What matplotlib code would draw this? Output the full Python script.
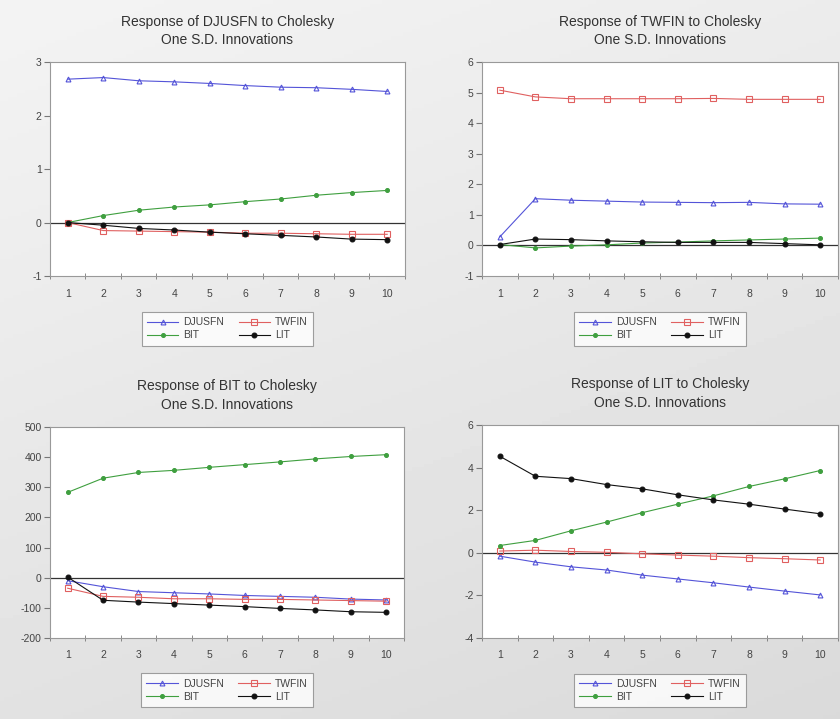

........

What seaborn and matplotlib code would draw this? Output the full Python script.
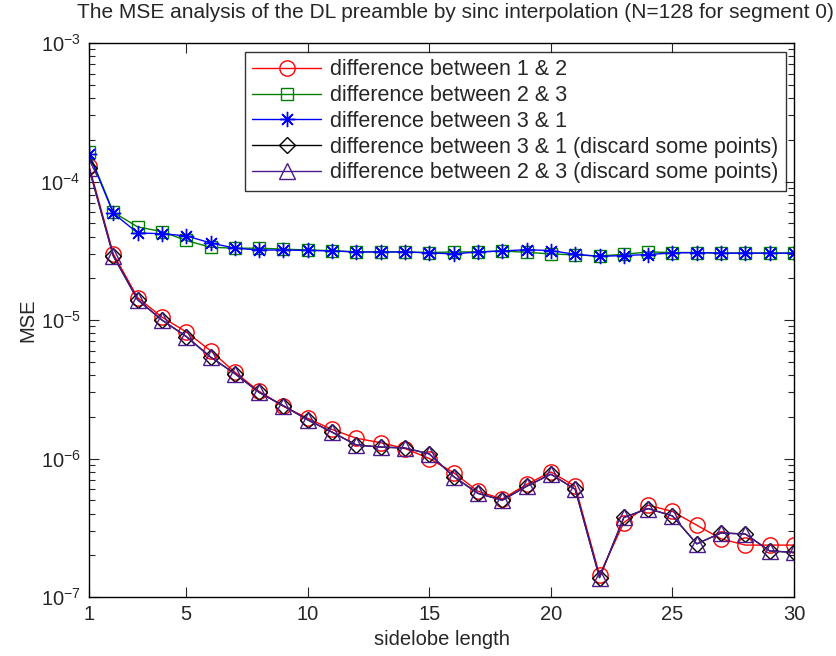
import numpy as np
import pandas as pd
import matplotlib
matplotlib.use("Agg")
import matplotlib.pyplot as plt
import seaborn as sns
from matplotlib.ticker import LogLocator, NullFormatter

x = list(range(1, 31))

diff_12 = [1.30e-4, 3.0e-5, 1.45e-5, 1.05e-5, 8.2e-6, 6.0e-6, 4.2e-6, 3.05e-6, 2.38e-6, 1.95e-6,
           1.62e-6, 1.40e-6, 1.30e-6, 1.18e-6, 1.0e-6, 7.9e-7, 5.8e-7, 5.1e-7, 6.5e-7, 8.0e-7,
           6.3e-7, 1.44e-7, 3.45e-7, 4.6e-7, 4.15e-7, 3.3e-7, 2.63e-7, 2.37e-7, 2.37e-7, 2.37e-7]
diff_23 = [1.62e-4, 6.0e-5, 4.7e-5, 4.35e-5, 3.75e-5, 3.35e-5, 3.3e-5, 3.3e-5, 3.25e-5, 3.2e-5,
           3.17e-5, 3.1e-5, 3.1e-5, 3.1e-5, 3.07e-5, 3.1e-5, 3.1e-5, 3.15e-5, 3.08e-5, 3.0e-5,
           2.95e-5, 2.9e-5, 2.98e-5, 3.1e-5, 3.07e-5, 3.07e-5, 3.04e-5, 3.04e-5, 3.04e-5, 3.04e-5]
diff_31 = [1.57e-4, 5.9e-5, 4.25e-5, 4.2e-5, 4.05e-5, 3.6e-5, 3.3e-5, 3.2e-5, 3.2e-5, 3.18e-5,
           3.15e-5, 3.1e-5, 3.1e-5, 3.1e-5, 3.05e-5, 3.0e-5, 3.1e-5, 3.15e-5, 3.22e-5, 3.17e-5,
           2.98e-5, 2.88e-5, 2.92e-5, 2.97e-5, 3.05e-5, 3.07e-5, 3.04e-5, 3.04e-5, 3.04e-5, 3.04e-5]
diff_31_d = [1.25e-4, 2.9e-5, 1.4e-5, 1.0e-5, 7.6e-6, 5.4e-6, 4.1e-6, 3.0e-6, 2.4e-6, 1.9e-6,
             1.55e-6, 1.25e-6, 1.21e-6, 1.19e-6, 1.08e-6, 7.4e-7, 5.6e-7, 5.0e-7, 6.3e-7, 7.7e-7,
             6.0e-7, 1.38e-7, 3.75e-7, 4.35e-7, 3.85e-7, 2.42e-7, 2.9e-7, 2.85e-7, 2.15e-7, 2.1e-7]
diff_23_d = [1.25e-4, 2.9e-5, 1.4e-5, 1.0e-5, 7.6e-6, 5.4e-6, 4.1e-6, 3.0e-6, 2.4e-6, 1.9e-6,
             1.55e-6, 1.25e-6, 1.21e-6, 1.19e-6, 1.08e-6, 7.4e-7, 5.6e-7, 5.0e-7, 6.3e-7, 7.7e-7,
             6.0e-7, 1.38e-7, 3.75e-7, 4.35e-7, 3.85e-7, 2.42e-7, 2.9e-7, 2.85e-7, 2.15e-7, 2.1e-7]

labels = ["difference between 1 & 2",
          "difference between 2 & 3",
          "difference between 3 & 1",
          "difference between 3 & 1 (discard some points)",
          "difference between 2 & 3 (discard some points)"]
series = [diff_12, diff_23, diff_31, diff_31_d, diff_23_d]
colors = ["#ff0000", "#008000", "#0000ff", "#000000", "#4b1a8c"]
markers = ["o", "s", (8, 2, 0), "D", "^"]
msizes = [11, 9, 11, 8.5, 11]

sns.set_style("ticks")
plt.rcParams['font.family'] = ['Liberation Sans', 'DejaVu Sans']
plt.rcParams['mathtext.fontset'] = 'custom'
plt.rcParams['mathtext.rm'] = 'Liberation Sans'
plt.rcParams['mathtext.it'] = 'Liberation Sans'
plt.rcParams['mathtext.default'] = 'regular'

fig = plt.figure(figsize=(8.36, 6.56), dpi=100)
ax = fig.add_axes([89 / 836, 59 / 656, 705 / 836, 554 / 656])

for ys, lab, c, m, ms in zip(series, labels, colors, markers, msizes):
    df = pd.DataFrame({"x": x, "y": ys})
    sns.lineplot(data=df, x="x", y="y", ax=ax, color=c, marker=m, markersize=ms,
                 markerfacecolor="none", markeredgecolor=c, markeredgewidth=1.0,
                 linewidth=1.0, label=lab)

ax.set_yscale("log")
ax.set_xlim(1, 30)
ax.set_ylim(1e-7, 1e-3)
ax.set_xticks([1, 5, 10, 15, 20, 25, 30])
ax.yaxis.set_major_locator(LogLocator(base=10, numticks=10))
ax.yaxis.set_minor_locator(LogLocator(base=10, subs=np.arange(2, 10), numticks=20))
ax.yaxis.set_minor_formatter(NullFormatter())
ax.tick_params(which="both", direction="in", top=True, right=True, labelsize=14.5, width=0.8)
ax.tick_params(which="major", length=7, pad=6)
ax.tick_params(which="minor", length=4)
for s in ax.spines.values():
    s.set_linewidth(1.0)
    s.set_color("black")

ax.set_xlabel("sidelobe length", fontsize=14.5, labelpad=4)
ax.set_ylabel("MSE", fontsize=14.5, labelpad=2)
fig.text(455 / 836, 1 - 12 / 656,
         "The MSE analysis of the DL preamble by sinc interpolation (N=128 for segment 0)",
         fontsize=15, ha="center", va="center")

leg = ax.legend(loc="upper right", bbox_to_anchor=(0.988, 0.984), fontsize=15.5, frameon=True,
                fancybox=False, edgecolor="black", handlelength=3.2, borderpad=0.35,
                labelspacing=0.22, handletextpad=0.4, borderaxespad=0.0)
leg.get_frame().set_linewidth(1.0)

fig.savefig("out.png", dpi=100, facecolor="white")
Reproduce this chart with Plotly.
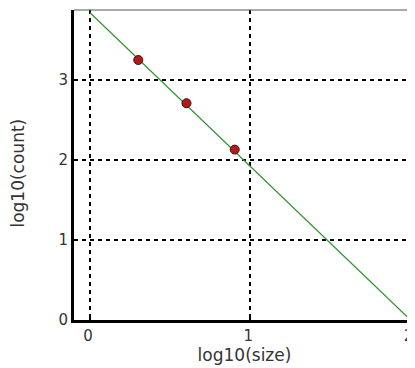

........

[Written problem] Using the entries above, repeat exactly the lines from the one with "What seaborn and" to the one with "x = list(range(1, 31))", both included, and leave the pictures behind.

[Exercise output]
What seaborn and matplotlib code would draw this? Output the full Python script.
import numpy as np
import pandas as pd
import matplotlib
matplotlib.use("Agg")
import matplotlib.pyplot as plt
import seaborn as sns
from matplotlib.ticker import LogLocator, NullFormatter

x = list(range(1, 31))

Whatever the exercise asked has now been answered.